L’évolution vers une éducation inclusive peut être coûteuse, mais il existe de nombreuses méthodes d’enseignement qui peuvent être appliquées gratuitement pour que les enfants se sentent plus désirés à l’école. Les enseignants ont besoin et veulent une formation sur l’inclusion, que moins d’un enseignant du primaire sur 10 dans 10 pays francophones d’Afrique subsaharienne a déclaré avoir reçue. Un quart des enseignants de 48 pays ont indiqué qu’ils souhaitaient davantage de formation sur l’enseignement aux élèves ayant des besoins spéciaux.

Des signes de progrès vers l’inclusion.

De nombreux pays se préoccupent pourtant de répondre aux différents besoins des apprenants, le rapport souligne : l’État d’Odisha en Inde, par exemple, utilise 21 langues tribales dans ses salles de classe, le Kenya a adapté l’enseignement au calendrier nomade et, en Australie, les programmes de 19% des élèves ont été ajustés par les enseignants afin que leurs résultats attendus puissent correspondre aux besoins des élèves.

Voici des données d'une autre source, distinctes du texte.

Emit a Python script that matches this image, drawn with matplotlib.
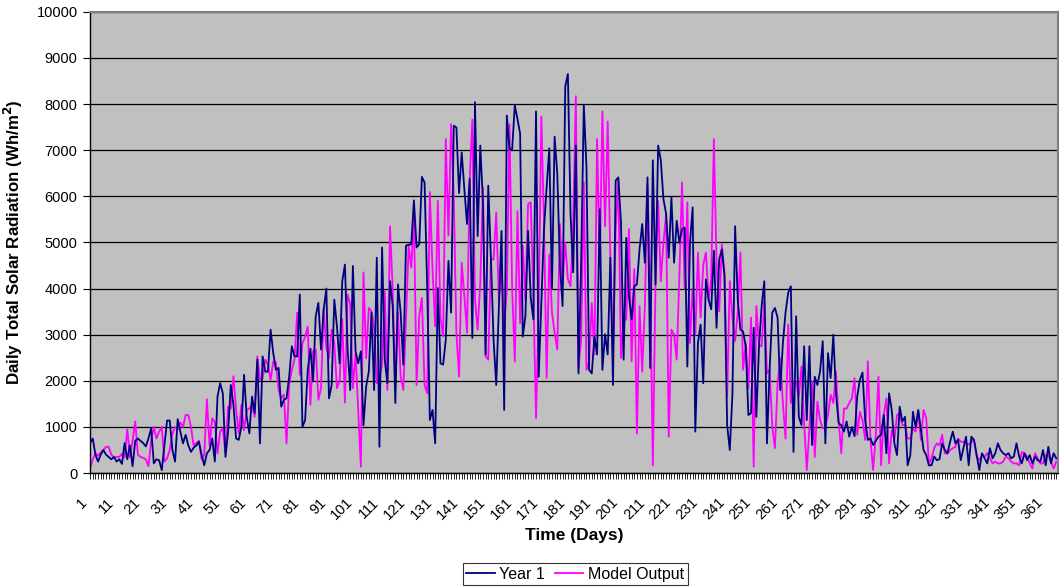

En conclusion du rapport GEM 2020 : 10 recommandations

Les 10 recommandations visent les causes profondes des obstacles et le large éventail des questions liées à l’inclusion qui menacent les chances du monde d’atteindre les objectifs 2030.

  1. Élargir la compréhension de l’éducation inclusive : elle doit inclure tous les apprenants, indépendamment de leur identité, de leur origine ou de leurs capacités.
  2. Cibler les financements sur les laissés-pour-compte : il n’y a pas d’inclusion quand des millions d’individus n’ont pas accès à l’éducation.
  3. Partager l’expertise et les ressources : c’est le seul moyen de favoriser la transition vers l’inclusion.
  4. Engager une consultation significative avec les communautés et les parents : l’inclusion ne peut être imposée d’en haut.
  5. Assurer la coopération entre les ministères, les secteurs et les niveaux de gouvernement : l’inclusion éducative n’est qu’un sous-ensemble de l’inclusion sociale.
  6. Donner aux acteurs non gouvernementaux un espace pour contester et combler les lacunes : il faut veiller toutefois à ce qu’ils travaillent dans le même but d’inclusion.
  7. Appliquer une conception universelle : veiller à ce que les systèmes inclusifs réalisent le potentiel de chaque apprenant.
  8. Préparer, autonomiser et motiver le personnel éducatif : tous les enseignants doivent être préparés à enseigner à tous les élèves.
  9. Collecter des données sur et pour l’inclusion en faisant preuve d’attention et de respect : éviter les étiquetages stigmatisant.
  10. Apprendre de ses pairs : le passage à l’inclusion n’est pas chose facile.